Livestock Emissions

Greenhouse gasses (GHG) seem to be at the front of emissions discussions year over year.   When discussing the topic and contributing factors, we hear about transportation, industrial usage, residential usage, and deforestation – but what about agricultural effects?  According to the EPA, agriculture accounted for nearly 10% of the US Greenhouse gas emissions in 2019.  Livestock, fertilizer, and crop management are all contributing factors to the emissions that we don’t really hear too much about when conversing about emissions.

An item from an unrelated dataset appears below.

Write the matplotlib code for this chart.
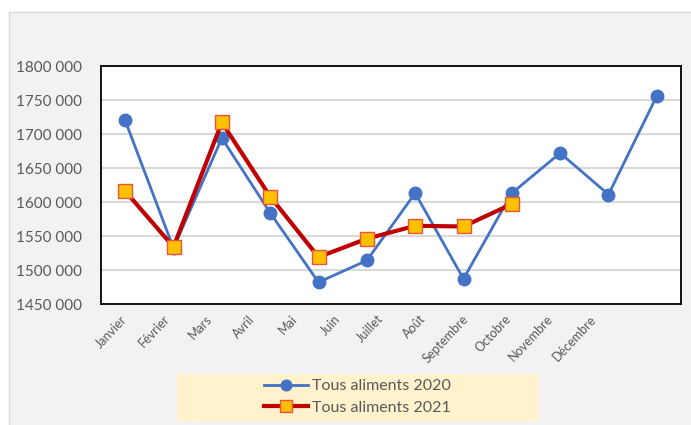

Nitrogen based fertilizers are the main contributing component to increased crop yields each year to the farming community.   It has aided the agricultural realm by promoting quicker and stronger growth of each crop during the farming season.  By adding nitrogen to the soil it also releases to the atmosphere as nitrous oxide.  Nitrous oxide is a GHG that contributes to increased global temperatures and atmospheric decline which are most identified as a byproduct of exhaust gasses from automobiles.

Another lesser realized contributing factor to the emissions is the livestock waste. Methane is a direct result of the livestock digestive system.  Methane, like nitrogen oxide, is a large contributor to the atmospheric conditions and is more potent than either carbon dioxide or nitrogen oxide.   Even though it may sound silly,  consider this: One molecule of methane provides 20x the atmospheric consequence that Carbon dioxide does.   Keeping this into perspective, the methane released by livestock contains more greenhouse gas emissions than planes, trains, ships, and automobiles combined.